Bender gets hired at a bending plant as a scab worker during a strike, and discovers that Flexo, who was sent to prison in Bender's place in a previous episode, is also employed as a scab. Also working at the factory is a buxom blue-collar beauty of a fembot named Angleyne. Bender quickly develops an affection for Angleyne, and they begin dating. Their relationship goes well, until Bender discovers that Angleyne and Flexo are a divorced couple on friendly terms, and that they may still be affectionate.

In an attempt to discover Angleyne's true feelings, Bender disguises himself as Flexo, and meets her at an orbital nightclub. While there, Bender flashes the wad of cash he has made as a strikebreaker, which angers the members of the Robot Mafia who are present. Bender (as Flexo) succeeds in seducing Angleyne, but when she discovers his identity, Bender rushes off to kill Flexo.

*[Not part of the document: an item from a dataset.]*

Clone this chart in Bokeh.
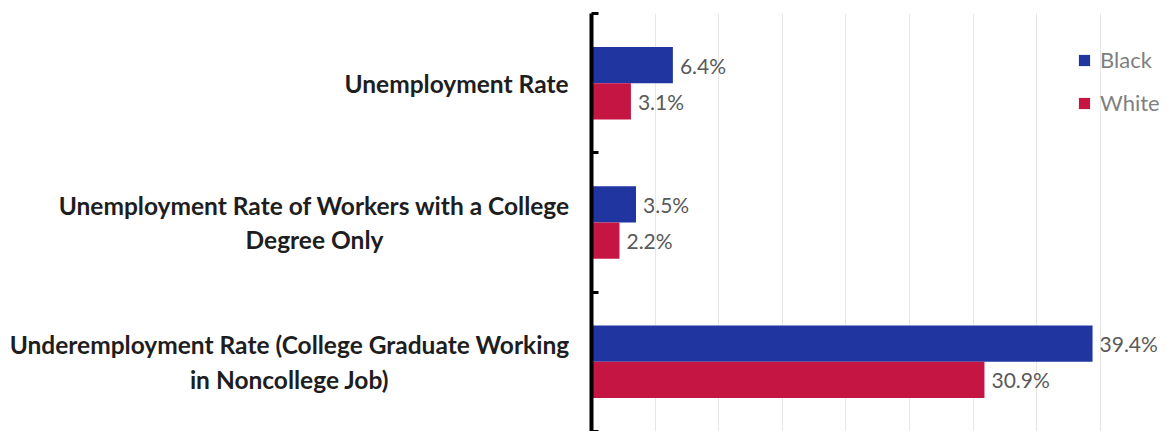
from bokeh.plotting import figure
from bokeh.layouts import row
from bokeh.models import Range1d, FixedTicker, SingleIntervalTicker
from bokeh.core.properties import value
from bokeh.embed import file_html
from bokeh.resources import INLINE

categories = [
    "Unemployment Rate",
    "Unemployment Rate of Workers with a College\nDegree Only",
    "Underemployment Rate (College Graduate Working\nin Noncollege Job)",
]
black = [6.4, 3.5, 39.4]
white = [3.1, 2.2, 30.9]
series = ["Black", "White"]
colors = ["#2135A0", "#C41543"]

# layout: horizontal centre (px) of each category label block in the label panel
label_center_px = [456, 314, 289]

LEFT_W = 581
y_range = Range1d(3, 0)
centers = [i + 0.5 for i in range(len(categories))]

# ---- label panel (left) ----
lp = figure(width=LEFT_W, height=431, output_backend="svg", toolbar_location=None,
            x_range=Range1d(0, LEFT_W), y_range=y_range,
            x_axis_location=None, y_axis_location=None,
            min_border_left=0, min_border_right=0, min_border_top=13, min_border_bottom=0)
lp.outline_line_color = None
lp.grid.visible = False
lp.text(x=label_center_px, y=centers, text=categories, text_align="center",
        text_baseline="middle", text_font=value("Lato"), text_font_style="bold",
        text_font_size="24.5px", text_color="#1e1e1e", text_line_height=1.2)

# ---- bar chart (right) ----
p = figure(width=1167 - LEFT_W, height=431, output_backend="svg", toolbar_location=None,
           x_range=Range1d(0, 44.9), y_range=y_range, x_axis_location=None,
           min_border_left=10, min_border_right=5, min_border_top=13, min_border_bottom=0)
p.outline_line_color = None
p.ygrid.visible = False
p.xgrid.ticker = SingleIntervalTicker(interval=5)
p.xgrid.grid_line_color = "#E6E6E6"
p.xgrid.grid_line_width = 1

bar_h = 0.26
y_black = [c - bar_h / 2 for c in centers]
y_white = [c + bar_h / 2 for c in centers]

for vals, ys, name, col in [(black, y_black, series[0], colors[0]),
                            (white, y_white, series[1], colors[1])]:
    p.hbar(y=ys, left=0, right=vals, height=bar_h, fill_color=col, line_color=None,
           legend_label=name)
    p.text(x=vals, y=ys, text=[f"{v}%" for v in vals], x_offset=7,
           text_baseline="middle", text_align="left", text_font=value("Lato"),
           text_font_size="21px", text_color="#595959")

ax = p.yaxis[0]
ax.ticker = FixedTicker(ticks=centers, minor_ticks=[0, 1, 2, 3])
ax.major_label_overrides = {c: "" for c in centers}
ax.major_label_standoff = 0
ax.axis_line_width = 4
ax.axis_line_color = "black"
ax.major_tick_in = 0
ax.major_tick_out = 0
ax.major_tick_line_color = None
ax.minor_tick_in = 7
ax.minor_tick_out = 0
ax.minor_tick_line_width = 3
ax.minor_tick_line_color = "black"

lg = p.legend[0]
lg.location = (486, 315)
lg.border_line_color = None
lg.background_fill_alpha = 0
lg.padding = 0
lg.margin = 0
lg.glyph_width = 14
lg.glyph_height = 14
lg.label_height = 24
lg.spacing = 16
lg.label_standoff = 9
lg.label_text_font = "Lato"
lg.label_text_font_size = "22px"
lg.label_text_color = "#7F7F7F"

layout = row(lp, p, spacing=0)
open("out.html", "w").write(file_html(layout, INLINE))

Bender arrives at the bending plant where Flexo is working the night shift, and starts a fight. Meanwhile, in the crane control booth, the Robot Mafia moves an unbendable girder into position above Bender and Flexo. Because they do not know that Bender was disguised as Flexo, the Robot Mafia wants Flexo dead for Bender's monetary indiscretions. The girder is dropped on top of Flexo, crushing him. Angleyne confesses that she still loves Flexo, and Bender decides that her happiness is more important than his, and resolves to save Flexo by bending the unbendable girder. After a mighty struggle, he frees Flexo, earning Angleyne's appreciation, but not her love.

Having satisfied his need for bending, Bender returns to his job at Planet Express, where he bends Farnsworth into a downer angle, rendering him depressed, much to the elation of the gang.

==Broadcast and reception==
In its initial airing, the episode received a Nielsen rating of 4.6/8, placing it 79th among primetime shows for the week of February 5–11, 2001.

==Awards==
Actor John DiMaggio (Bender, Flexo, Sal, Joey Mousepad, Elzar, others) won an Annie Award for "Outstanding individual achievement for voice acting by a male performer in an animated television production" for his performance as Bender in this episode.

==Legacy==
A pickaxe based on the Unbendable Girder seen in the episode was added to Fortnite Battle Royale on July 26, 2023.